• _EXERCISE GOAL_
Repeat, exactly and completely, the material that follows. Omit the pictures.
─── COLLECTED DATA ───
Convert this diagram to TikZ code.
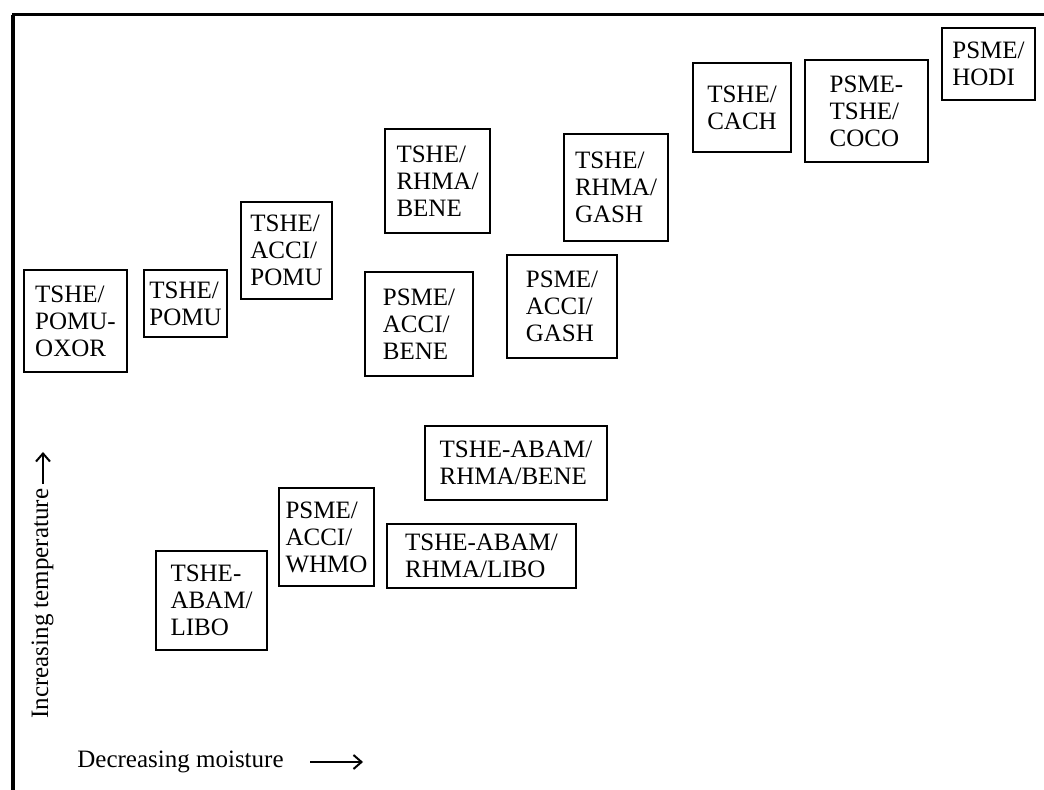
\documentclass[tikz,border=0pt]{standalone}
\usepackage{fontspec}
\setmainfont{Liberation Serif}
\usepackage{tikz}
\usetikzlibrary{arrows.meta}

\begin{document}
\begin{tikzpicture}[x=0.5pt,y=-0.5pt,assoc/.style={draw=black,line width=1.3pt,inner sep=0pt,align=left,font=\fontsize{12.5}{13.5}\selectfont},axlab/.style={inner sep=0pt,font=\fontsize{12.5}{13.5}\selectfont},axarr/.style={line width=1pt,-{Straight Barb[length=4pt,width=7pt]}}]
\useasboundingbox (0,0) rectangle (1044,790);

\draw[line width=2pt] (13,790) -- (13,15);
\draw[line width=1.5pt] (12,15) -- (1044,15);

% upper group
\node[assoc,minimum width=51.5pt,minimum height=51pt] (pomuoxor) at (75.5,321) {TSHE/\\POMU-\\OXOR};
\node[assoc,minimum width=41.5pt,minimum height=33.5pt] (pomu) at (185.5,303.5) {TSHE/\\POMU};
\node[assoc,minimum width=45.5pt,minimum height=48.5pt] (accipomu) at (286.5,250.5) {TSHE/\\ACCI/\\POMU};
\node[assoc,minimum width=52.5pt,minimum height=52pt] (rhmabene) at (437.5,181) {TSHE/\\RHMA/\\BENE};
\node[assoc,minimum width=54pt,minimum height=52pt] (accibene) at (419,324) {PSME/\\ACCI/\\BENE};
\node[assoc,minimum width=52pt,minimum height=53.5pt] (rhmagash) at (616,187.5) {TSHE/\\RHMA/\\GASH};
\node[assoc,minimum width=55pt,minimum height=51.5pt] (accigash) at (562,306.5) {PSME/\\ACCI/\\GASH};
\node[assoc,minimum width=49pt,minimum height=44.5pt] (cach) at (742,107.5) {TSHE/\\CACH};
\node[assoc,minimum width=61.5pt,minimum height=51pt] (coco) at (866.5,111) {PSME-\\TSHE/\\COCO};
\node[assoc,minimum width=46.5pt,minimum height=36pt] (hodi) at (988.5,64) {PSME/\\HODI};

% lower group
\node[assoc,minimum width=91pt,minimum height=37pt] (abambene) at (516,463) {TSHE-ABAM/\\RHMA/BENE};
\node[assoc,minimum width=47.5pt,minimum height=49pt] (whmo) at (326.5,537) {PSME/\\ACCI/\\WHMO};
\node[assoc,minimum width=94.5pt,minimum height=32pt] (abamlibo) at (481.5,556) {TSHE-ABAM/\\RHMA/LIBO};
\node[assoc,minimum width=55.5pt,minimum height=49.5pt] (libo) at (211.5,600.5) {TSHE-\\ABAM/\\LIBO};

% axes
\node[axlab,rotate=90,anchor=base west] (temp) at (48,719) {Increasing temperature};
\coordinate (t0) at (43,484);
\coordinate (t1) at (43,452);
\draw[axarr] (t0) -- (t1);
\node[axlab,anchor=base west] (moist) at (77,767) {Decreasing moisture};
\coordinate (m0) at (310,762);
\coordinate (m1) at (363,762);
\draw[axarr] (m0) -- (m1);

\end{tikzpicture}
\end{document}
───
• _TASK RESULT_
Convert this diagram to TikZ code.
\documentclass[tikz,border=0pt]{standalone}
\usepackage{fontspec}
\setmainfont{Liberation Serif}
\usepackage{tikz}
\usetikzlibrary{arrows.meta}

\begin{document}
\begin{tikzpicture}[x=0.5pt,y=-0.5pt,assoc/.style={draw=black,line width=1.3pt,inner sep=0pt,align=left,font=\fontsize{12.5}{13.5}\selectfont},axlab/.style={inner sep=0pt,font=\fontsize{12.5}{13.5}\selectfont},axarr/.style={line width=1pt,-{Straight Barb[length=4pt,width=7pt]}}]
\useasboundingbox (0,0) rectangle (1044,790);

\draw[line width=2pt] (13,790) -- (13,15);
\draw[line width=1.5pt] (12,15) -- (1044,15);

% upper group
\node[assoc,minimum width=51.5pt,minimum height=51pt] (pomuoxor) at (75.5,321) {TSHE/\\POMU-\\OXOR};
\node[assoc,minimum width=41.5pt,minimum height=33.5pt] (pomu) at (185.5,303.5) {TSHE/\\POMU};
\node[assoc,minimum width=45.5pt,minimum height=48.5pt] (accipomu) at (286.5,250.5) {TSHE/\\ACCI/\\POMU};
\node[assoc,minimum width=52.5pt,minimum height=52pt] (rhmabene) at (437.5,181) {TSHE/\\RHMA/\\BENE};
\node[assoc,minimum width=54pt,minimum height=52pt] (accibene) at (419,324) {PSME/\\ACCI/\\BENE};
\node[assoc,minimum width=52pt,minimum height=53.5pt] (rhmagash) at (616,187.5) {TSHE/\\RHMA/\\GASH};
\node[assoc,minimum width=55pt,minimum height=51.5pt] (accigash) at (562,306.5) {PSME/\\ACCI/\\GASH};
\node[assoc,minimum width=49pt,minimum height=44.5pt] (cach) at (742,107.5) {TSHE/\\CACH};
\node[assoc,minimum width=61.5pt,minimum height=51pt] (coco) at (866.5,111) {PSME-\\TSHE/\\COCO};
\node[assoc,minimum width=46.5pt,minimum height=36pt] (hodi) at (988.5,64) {PSME/\\HODI};

% lower group
\node[assoc,minimum width=91pt,minimum height=37pt] (abambene) at (516,463) {TSHE-ABAM/\\RHMA/BENE};
\node[assoc,minimum width=47.5pt,minimum height=49pt] (whmo) at (326.5,537) {PSME/\\ACCI/\\WHMO};
\node[assoc,minimum width=94.5pt,minimum height=32pt] (abamlibo) at (481.5,556) {TSHE-ABAM/\\RHMA/LIBO};
\node[assoc,minimum width=55.5pt,minimum height=49.5pt] (libo) at (211.5,600.5) {TSHE-\\ABAM/\\LIBO};

% axes
\node[axlab,rotate=90,anchor=base west] (temp) at (48,719) {Increasing temperature};
\coordinate (t0) at (43,484);
\coordinate (t1) at (43,452);
\draw[axarr] (t0) -- (t1);
\node[axlab,anchor=base west] (moist) at (77,767) {Decreasing moisture};
\coordinate (m0) at (310,762);
\coordinate (m1) at (363,762);
\draw[axarr] (m0) -- (m1);

\end{tikzpicture}
\end{document}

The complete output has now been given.